§ **Problem to solve**: From the first line of the data below, repeat each line exactly until you reach the line with "import seaborn as sns"; include that line too.

§ **Source material**:
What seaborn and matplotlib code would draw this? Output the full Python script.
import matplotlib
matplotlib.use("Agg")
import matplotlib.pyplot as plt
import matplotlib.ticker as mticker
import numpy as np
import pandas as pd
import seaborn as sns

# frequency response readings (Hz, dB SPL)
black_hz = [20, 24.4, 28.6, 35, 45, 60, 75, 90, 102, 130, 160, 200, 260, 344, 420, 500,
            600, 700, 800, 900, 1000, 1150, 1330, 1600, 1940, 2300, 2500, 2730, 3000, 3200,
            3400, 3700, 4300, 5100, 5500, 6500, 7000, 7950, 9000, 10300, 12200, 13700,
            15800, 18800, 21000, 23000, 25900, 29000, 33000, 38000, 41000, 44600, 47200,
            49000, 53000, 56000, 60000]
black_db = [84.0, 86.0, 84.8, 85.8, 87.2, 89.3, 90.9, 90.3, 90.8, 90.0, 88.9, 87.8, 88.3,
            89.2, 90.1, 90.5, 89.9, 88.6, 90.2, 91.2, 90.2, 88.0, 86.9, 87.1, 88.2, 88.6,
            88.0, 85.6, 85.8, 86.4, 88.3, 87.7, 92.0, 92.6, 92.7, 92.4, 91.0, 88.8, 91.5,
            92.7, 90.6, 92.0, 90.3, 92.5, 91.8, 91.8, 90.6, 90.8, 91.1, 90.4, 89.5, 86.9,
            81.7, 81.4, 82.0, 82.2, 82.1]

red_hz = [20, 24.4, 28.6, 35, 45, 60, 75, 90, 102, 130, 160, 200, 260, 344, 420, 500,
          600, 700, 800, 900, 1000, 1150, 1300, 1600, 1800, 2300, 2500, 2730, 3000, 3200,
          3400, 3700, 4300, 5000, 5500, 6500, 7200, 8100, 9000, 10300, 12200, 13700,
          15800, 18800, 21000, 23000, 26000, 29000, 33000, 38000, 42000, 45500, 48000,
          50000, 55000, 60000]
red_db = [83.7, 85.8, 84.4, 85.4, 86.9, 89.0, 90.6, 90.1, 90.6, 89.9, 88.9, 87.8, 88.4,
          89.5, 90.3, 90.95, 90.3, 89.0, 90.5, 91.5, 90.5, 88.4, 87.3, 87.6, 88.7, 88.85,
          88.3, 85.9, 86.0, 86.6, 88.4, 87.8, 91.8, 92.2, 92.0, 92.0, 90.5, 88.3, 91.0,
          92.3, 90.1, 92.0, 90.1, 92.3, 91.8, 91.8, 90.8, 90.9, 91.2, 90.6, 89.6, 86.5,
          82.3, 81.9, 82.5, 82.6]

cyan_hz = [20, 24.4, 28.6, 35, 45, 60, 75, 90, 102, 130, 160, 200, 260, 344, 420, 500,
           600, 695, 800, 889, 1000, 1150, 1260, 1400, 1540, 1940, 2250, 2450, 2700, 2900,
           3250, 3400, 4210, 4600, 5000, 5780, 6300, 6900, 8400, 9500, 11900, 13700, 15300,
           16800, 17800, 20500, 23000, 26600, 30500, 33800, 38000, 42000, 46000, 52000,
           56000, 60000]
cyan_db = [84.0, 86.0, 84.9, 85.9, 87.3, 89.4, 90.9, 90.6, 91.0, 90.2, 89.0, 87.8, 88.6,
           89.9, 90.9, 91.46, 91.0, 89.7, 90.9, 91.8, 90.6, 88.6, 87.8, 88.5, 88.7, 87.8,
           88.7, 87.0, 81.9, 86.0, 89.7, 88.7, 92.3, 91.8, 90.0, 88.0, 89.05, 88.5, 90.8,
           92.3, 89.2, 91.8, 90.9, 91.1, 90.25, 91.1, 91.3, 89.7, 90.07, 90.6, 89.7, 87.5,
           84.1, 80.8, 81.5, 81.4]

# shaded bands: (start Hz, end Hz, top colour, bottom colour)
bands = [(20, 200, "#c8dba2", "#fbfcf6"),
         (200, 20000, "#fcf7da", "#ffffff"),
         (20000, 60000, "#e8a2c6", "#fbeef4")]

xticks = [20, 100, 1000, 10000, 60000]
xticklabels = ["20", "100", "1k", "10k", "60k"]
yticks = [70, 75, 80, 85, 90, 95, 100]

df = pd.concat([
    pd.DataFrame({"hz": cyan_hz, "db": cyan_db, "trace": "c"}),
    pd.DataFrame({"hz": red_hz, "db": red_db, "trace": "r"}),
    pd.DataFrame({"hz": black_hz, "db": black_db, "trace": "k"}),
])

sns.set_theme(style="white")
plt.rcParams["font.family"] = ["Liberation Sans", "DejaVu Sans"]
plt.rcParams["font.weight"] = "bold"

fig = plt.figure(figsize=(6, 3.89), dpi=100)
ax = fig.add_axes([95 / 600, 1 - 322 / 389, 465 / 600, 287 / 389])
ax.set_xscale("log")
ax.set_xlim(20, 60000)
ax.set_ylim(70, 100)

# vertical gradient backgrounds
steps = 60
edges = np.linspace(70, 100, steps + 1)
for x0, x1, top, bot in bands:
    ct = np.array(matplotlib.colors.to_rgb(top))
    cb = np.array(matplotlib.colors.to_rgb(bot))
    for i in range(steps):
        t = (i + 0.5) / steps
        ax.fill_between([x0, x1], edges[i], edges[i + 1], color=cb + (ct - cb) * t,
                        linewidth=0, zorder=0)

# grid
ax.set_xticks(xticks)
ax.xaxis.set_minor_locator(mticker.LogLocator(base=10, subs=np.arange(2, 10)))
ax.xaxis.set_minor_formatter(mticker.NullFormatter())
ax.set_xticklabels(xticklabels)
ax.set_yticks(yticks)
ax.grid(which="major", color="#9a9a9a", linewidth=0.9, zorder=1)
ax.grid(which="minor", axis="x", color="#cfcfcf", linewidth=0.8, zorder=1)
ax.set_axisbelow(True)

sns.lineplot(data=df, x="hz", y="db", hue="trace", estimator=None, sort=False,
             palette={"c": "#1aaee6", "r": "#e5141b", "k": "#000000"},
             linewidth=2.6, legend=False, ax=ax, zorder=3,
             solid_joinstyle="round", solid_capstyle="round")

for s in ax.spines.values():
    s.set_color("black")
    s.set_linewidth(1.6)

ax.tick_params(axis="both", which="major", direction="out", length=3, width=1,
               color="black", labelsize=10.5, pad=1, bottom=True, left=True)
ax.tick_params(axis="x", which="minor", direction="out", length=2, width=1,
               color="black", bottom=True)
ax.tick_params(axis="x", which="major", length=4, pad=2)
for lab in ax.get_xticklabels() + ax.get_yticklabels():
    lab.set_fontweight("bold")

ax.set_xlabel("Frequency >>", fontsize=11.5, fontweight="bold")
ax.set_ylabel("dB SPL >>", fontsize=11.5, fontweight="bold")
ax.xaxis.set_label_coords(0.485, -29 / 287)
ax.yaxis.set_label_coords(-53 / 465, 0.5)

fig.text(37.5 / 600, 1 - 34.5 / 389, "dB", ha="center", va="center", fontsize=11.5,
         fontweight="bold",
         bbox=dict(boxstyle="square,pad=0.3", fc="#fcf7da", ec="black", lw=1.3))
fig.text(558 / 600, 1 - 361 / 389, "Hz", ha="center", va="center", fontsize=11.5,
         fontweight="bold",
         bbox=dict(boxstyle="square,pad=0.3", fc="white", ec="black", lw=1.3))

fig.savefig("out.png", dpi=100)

§ **Exercise output**:
What seaborn and matplotlib code would draw this? Output the full Python script.
import matplotlib
matplotlib.use("Agg")
import matplotlib.pyplot as plt
import matplotlib.ticker as mticker
import numpy as np
import pandas as pd
import seaborn as sns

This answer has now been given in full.